The athletics facilities down under are an exciting prospect for David, giving him a chance to train with some of the best athletes in the world, as well as giving him a welcome retreat from an Irish winter.
The recent closure of the running track has evoked outrage among the UCD Athletics Club and many others. The track in UCD has closed due to health and safety concerns, leaving the club and members of the public frustrated with the lack of athletics facilities on campus.

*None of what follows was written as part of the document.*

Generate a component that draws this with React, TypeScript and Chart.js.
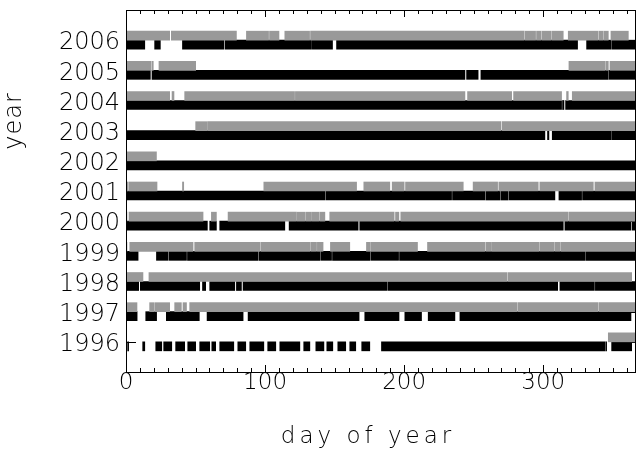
import React, { useEffect, useRef } from 'react';
import { Chart, registerables } from 'chart.js';

Chart.register(...registerables);

// ---- data (day-of-year coverage intervals) ----
const years = [2006, 2005, 2004, 2003, 2002, 2001, 2000, 1999, 1998, 1997, 1996];

const gray2006 = [[0, 31.4], [32.6, 79.4], [86.6, 102.5], [103.2, 110], [114.2, 132], [132.7, 286.3], [287, 294.5], [295.2, 298.5], [299.2, 305.8], [306.5, 314.4], [318, 339.3], [340, 343], [343.6, 346.8], [348.7, 361.2]];
const black2006 = [[0, 13.5], [20.6, 24.7], [40.6, 70.3], [71.2, 133.4], [134, 148.5], [151.4, 324.7], [331.2, 349], [349.7, 366]];
const gray2005 = [[0, 18], [18.7, 19.6], [23.7, 50.1], [318.5, 344.4], [345, 346.8], [348, 366]];
const black2005 = [[0, 17.5], [18.7, 243.7], [244.9, 253.2], [255.2, 346.6], [347.2, 366]];
const gray2004 = [[0, 31.4], [33.1, 34.5], [42.2, 121.2], [121.8, 243.7], [245.6, 277.3], [278.7, 313.2], [316.8, 318], [320.9, 366]];
const black2004 = [[0, 313.2], [313.9, 314.9], [316.1, 366]];
const gray2003 = [[50.1, 58], [58.6, 269.6], [270.5, 366]];
const black2003 = [[0, 301.2], [303.1, 304.1], [306.5, 349], [349.6, 366]];
const gray2002 = [[0, 21.9]];
const black2002 = [[0, 366]];
const gray2001 = [[0, 1.3], [2, 22.3], [40.6, 41.5], [99.1, 165.8], [171, 189.7], [191.4, 200], [201, 242.5], [249.6, 267.2], [268.1, 296.4], [297.6, 336], [337.2, 366]];
const black2001 = [[0, 143], [143.7, 234.1], [234.8, 258.1], [258.8, 268.8], [269.5, 274.8], [275.5, 308.4], [311.3, 327.6], [328.3, 366]];
const gray2000 = [[0, 0.7], [2.2, 55.4], [61.4, 65], [73.4, 122.6], [123.2, 128.6], [129.2, 133.4], [134, 138.8], [139.4, 143], [146.5, 192.8], [193.8, 196.2], [197.6, 318], [318.7, 366]];
const black2000 = [[0, 58.5], [60.2, 65], [67.4, 114.2], [117.3, 166.9], [168.1, 314.4], [315.6, 363.1], [364, 366]];
const gray1999 = [[0, 0.7], [2.7, 48.2], [49.4, 96.2], [96.9, 132.2], [132.8, 137], [137.6, 141.7], [147, 160.9], [172.9, 175.3], [175.9, 209.6], [216.8, 258.1], [258.8, 262.2], [262.8, 297.1], [297.7, 307.7], [308.3, 312], [312.6, 366]];
const black1999 = [[0, 8.7], [21.9, 30.2], [30.9, 43.5], [44.2, 95], [95.7, 139.3], [140, 147.8], [148.5, 175.3], [176, 196], [196.7, 330.3], [331, 366]];
const gray1998 = [[0, 12.2], [16.5, 274], [274.7, 363.6]];
const black1998 = [[0, 9.1], [10.3, 53], [55, 57.3], [60.2, 78.2], [79.4, 83], [84.2, 187.5], [188.2, 310.4], [312, 336.8], [337.5, 366]];
const gray1997 = [[0, 7.9], [17, 19.9], [20.6, 31.4], [35, 39.8], [41, 43.5], [45.8, 281], [281.7, 339.5], [340.2, 366]];
const black1997 = [[0, 8], [14.2, 22], [29, 52.7], [58.3, 84.2], [87.8, 167.6], [171.7, 196.3], [200.5, 212.5], [217.3, 236.5], [240.1, 363.1]];
const gray1996 = [[346.8, 366]];
const black1996 = [[1.2, 1.9], [12, 13.5], [21.4, 25.7], [27.1, 32.9], [35.7, 42.2], [44.4, 50.1], [53, 60.2], [61.7, 64.5], [67.4, 77.5], [80.4, 86.1], [89, 99.1], [101.9, 107.7], [110.6, 125], [127.8, 132.2], [136.5, 142.3], [144.4, 148.7], [152.3, 158], [160.9, 165.2], [169.5, 175.3], [183.7, 344.4], [345, 345.6], [349.2, 363.6]];

const grayRows = [gray2006, gray2005, gray2004, gray2003, gray2002, gray2001, gray2000, gray1999, gray1998, gray1997, gray1996];
const blackRows = [black2006, black2005, black2004, black2003, black2002, black2001, black2000, black1999, black1998, black1997, black1996];

const xTickValues = [0, 100, 200, 300];
const xTitle = 'day of year';
const yTitle = 'year';

const FONT = "'DejaVu Sans', sans-serif";

export default function App() {
  const ref = useRef<HTMLCanvasElement>(null);

  useEffect(() => {
    if (!ref.current) return;
    const grayData: any[] = [];
    const blackData: any[] = [];
    years.forEach((yr, i) => {
      grayRows[i].forEach(([s, e]) => grayData.push({ x: [s, e], y: yr }));
      blackRows[i].forEach(([s, e]) => blackData.push({ x: [s, e], y: yr }));
    });

    const framePlugin = {
      id: 'frame',
      beforeDatasetsDraw(chart: any) {
        const { ctx, chartArea, scales } = chart;
        const { left, right, top, bottom } = chartArea;
        const x = scales.x;
        const y = scales.y;
        ctx.save();
        ctx.strokeStyle = '#000';
        ctx.lineWidth = 1;
        ctx.beginPath();
        for (let d = 10; d < 366; d += 10) {
          const px = Math.round(x.getPixelForValue(d)) + 0.5;
          const len = d % 100 === 0 ? 7 : 4;
          ctx.moveTo(px, bottom);
          ctx.lineTo(px, bottom - len);
          ctx.moveTo(px, top);
          ctx.lineTo(px, top + len);
        }
        years.forEach((yr) => {
          const py = Math.round(y.getPixelForValue(yr)) + 0.5;
          ctx.moveTo(left, py);
          ctx.lineTo(left + 10, py);
          ctx.moveTo(right, py);
          ctx.lineTo(right - 10, py);
        });
        ctx.stroke();
        ctx.restore();
      },
      afterDatasetsDraw(chart: any) {
        const { ctx, chartArea } = chart;
        const { left, right, top, bottom } = chartArea;
        ctx.save();
        ctx.strokeStyle = '#000';
        ctx.lineWidth = 1;
        ctx.strokeRect(left + 0.5, top + 0.5, right - left, bottom - top);
        ctx.restore();
      },
      afterDraw(chart: any) {
        const { ctx } = chart;
        ctx.save();
        ctx.fillStyle = '#000';
        ctx.font = `200 23px ${FONT}`;
        (ctx as any).letterSpacing = '4px';
        ctx.textAlign = 'center';
        ctx.textBaseline = 'middle';
        ctx.fillText(xTitle, 368, 437);
        (ctx as any).letterSpacing = '1px';
        ctx.font = `200 24px ${FONT}`;
        ctx.translate(15, 121);
        ctx.rotate(-Math.PI / 2);
        ctx.fillText(yTitle, 0, 0);
        ctx.restore();
      },
    };

    const chart = new Chart(ref.current, {
      type: 'bar',
      data: {
        datasets: [
          {
            label: 'gray',
            data: grayData,
            backgroundColor: '#999999',
            borderWidth: 0,
            barThickness: 9,
          },
          {
            label: 'black',
            data: blackData,
            backgroundColor: '#000000',
            borderWidth: 0,
            barThickness: 9,
          },
        ],
      },
      options: {
        indexAxis: 'y',
        animation: false,
        responsive: false,
        devicePixelRatio: 1,
        layout: { padding: { left: 0, right: 4, top: 10, bottom: 0 } },
        plugins: { legend: { display: false }, tooltip: { enabled: false } },
        scales: {
          x: {
            type: 'linear',
            min: 0,
            max: 366,
            offset: false,
            grid: { display: false, drawTicks: false },
            border: { display: false },
            ticks: {
              stepSize: 100,
              includeBounds: false,
              autoSkip: false,
              maxRotation: 0,
              padding: 0,
              color: '#000',
              font: { family: FONT, size: 23, lineHeight: 1, weight: '200' },
              callback: (v: any) => (xTickValues.includes(Number(v)) ? String(v) : ''),
            },
            afterFit: (s: any) => {
              s.height = 78;
              s.paddingLeft = 0;
              s.paddingRight = 0;
            },
          },
          y: {
            type: 'linear',
            min: 1995,
            max: 2007,
            offset: false,
            grid: { display: false, drawTicks: false },
            border: { display: false },
            ticks: {
              stepSize: 1,
              autoSkip: false,
              padding: 6,
              labelOffset: 3,
              color: '#000',
              font: { family: FONT, size: 24, lineHeight: 1, weight: '200' },
              callback: (v: any) => (years.includes(Number(v)) ? String(v) : ''),
            },
            afterFit: (s: any) => {
              s.width = 126;
              s.paddingTop = 0;
              s.paddingBottom = 0;
            },
          },
        },
      },
      plugins: [framePlugin],
    });
    return () => chart.destroy();
  }, []);

  return (
    <div style={{ position: 'fixed', left: 0, top: 0, width: 639, height: 450, background: '#fff' }}>
      <canvas ref={ref} width={639} height={450} style={{ width: 639, height: 450 }} />
    </div>
  );
}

Campbell is left puzzled as to how this has happened. He has used the track regularly for many years and is dismayed that these benefits have been taken away from athletes, as well as the public and UCD students. “I’m just confused by the motives,” says Campbell. “We’re on the verge of an epidemic of obesity in Ireland right now: diabetes, heart problems, and the biggest remedy for all these problems is exercise. The biggest university in Ireland has taken away a facility that the whole of south-county Dublin has been using for forty years.”
“It’s accessible to everybody, even if you had never ran in your life, you would know that the Belfield [athletics track] is there. It’s an institution; it’s the heartbeat of the college.”
Campbell’s passion for athletics is obvious, but he notes that he might have quit the sport seven years ago were it not for James Nolan, Head Athletics Coach at UCD, who Campbell says has been one of the most inspirational people involved in his career. “I guess without James I wouldn’t be running today. He gave me a lot of confidence when I was younger, and kept me in the sport when I nearly fell out of it at around twenty-two”.
Campbell’s determination is self-evident, and it would be no surprise if the young athlete continues to succeed on his path to London 2012.